## The task
Only the lines from the start of the data through the line containing "import matplotlib.pyplot as plt" should be written out, exactly as they are, with both ends included and the pictures left out.

*** Dataset section ***

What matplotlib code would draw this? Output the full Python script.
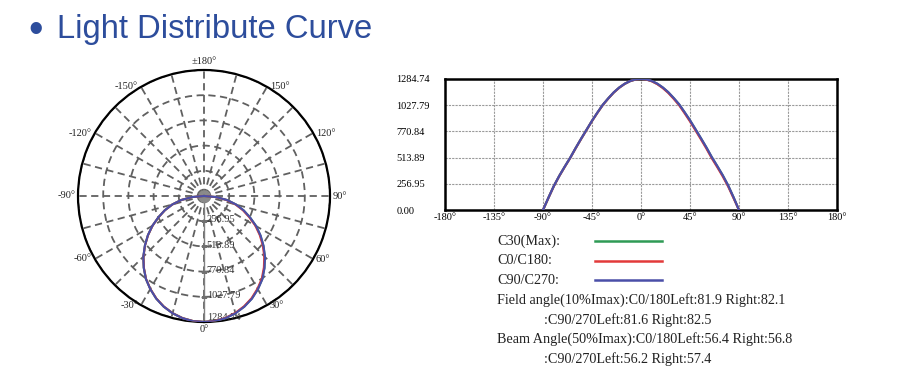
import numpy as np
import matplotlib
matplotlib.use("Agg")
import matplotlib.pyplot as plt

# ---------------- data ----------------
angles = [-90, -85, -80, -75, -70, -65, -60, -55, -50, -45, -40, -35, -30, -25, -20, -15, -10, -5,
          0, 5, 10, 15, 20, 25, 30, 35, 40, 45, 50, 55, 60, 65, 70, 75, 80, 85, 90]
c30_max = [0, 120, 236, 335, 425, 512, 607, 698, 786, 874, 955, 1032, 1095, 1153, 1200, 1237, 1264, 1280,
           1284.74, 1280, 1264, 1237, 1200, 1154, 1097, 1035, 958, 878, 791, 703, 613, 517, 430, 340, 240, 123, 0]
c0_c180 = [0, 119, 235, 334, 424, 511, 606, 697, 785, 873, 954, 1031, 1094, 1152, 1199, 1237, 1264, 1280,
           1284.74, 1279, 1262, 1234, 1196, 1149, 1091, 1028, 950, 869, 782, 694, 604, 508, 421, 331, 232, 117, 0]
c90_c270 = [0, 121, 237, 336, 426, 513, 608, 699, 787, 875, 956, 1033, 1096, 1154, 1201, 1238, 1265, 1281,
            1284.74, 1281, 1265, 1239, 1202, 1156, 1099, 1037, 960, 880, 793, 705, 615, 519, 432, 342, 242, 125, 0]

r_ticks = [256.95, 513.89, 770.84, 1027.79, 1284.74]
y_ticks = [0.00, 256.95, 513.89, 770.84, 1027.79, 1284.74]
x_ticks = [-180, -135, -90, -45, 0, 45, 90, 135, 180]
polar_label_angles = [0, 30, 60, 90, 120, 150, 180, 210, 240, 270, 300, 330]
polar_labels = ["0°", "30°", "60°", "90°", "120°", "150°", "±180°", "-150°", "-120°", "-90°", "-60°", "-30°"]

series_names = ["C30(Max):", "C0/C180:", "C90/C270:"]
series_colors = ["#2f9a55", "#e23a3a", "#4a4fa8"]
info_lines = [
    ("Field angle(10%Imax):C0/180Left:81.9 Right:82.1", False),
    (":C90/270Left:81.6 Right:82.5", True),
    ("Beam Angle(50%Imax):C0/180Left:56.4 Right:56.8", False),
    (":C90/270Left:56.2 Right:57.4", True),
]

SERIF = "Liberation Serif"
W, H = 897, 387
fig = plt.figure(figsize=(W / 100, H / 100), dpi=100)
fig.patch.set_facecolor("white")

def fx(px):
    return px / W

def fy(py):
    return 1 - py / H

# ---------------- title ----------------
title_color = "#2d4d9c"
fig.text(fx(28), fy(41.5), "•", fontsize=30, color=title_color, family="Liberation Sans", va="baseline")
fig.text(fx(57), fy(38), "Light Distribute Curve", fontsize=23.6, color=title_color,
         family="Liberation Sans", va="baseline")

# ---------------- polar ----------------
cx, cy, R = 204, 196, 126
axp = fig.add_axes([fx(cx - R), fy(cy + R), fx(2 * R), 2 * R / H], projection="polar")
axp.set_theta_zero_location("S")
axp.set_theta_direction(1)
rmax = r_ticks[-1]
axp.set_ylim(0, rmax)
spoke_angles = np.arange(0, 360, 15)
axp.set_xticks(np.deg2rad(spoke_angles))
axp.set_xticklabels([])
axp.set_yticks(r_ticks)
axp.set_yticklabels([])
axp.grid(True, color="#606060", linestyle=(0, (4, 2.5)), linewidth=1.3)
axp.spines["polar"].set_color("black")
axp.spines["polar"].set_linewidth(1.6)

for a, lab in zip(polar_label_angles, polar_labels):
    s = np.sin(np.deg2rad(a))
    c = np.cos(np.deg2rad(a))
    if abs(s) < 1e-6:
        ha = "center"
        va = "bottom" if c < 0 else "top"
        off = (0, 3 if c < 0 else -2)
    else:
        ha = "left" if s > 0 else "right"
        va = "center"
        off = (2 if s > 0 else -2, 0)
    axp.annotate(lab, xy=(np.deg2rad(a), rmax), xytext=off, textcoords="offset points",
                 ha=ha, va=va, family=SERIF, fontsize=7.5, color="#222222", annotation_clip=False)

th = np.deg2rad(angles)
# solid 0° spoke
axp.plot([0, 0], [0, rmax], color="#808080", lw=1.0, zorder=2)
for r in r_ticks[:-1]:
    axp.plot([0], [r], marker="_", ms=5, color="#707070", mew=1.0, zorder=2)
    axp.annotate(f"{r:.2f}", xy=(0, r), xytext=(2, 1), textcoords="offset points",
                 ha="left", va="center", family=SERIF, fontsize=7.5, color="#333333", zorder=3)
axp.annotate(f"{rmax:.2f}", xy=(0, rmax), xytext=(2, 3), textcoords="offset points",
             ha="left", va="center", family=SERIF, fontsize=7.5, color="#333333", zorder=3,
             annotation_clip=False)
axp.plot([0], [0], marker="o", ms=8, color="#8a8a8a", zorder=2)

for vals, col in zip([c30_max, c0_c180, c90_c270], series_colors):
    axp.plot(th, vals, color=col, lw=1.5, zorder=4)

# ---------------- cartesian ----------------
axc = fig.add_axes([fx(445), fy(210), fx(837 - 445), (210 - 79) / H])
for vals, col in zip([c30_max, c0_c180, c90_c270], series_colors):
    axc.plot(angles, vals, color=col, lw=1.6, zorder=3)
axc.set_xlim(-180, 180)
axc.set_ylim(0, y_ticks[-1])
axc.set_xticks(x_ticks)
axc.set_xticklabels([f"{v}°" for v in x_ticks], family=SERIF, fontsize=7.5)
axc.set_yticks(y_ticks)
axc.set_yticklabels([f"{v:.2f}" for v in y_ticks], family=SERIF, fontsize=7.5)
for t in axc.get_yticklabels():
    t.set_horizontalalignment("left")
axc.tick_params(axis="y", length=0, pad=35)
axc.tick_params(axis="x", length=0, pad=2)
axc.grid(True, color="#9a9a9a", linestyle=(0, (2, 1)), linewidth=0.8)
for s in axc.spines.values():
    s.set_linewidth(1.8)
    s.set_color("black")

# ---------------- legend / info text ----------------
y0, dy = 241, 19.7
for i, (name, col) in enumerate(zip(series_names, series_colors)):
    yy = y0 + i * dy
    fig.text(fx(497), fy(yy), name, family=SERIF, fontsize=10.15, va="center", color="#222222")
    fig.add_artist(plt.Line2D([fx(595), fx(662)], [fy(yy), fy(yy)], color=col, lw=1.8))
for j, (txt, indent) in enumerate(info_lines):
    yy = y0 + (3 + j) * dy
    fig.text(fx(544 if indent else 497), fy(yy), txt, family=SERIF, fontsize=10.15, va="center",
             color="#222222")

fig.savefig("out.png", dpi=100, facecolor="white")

***

## The solution
What matplotlib code would draw this? Output the full Python script.
import numpy as np
import matplotlib
matplotlib.use("Agg")
import matplotlib.pyplot as plt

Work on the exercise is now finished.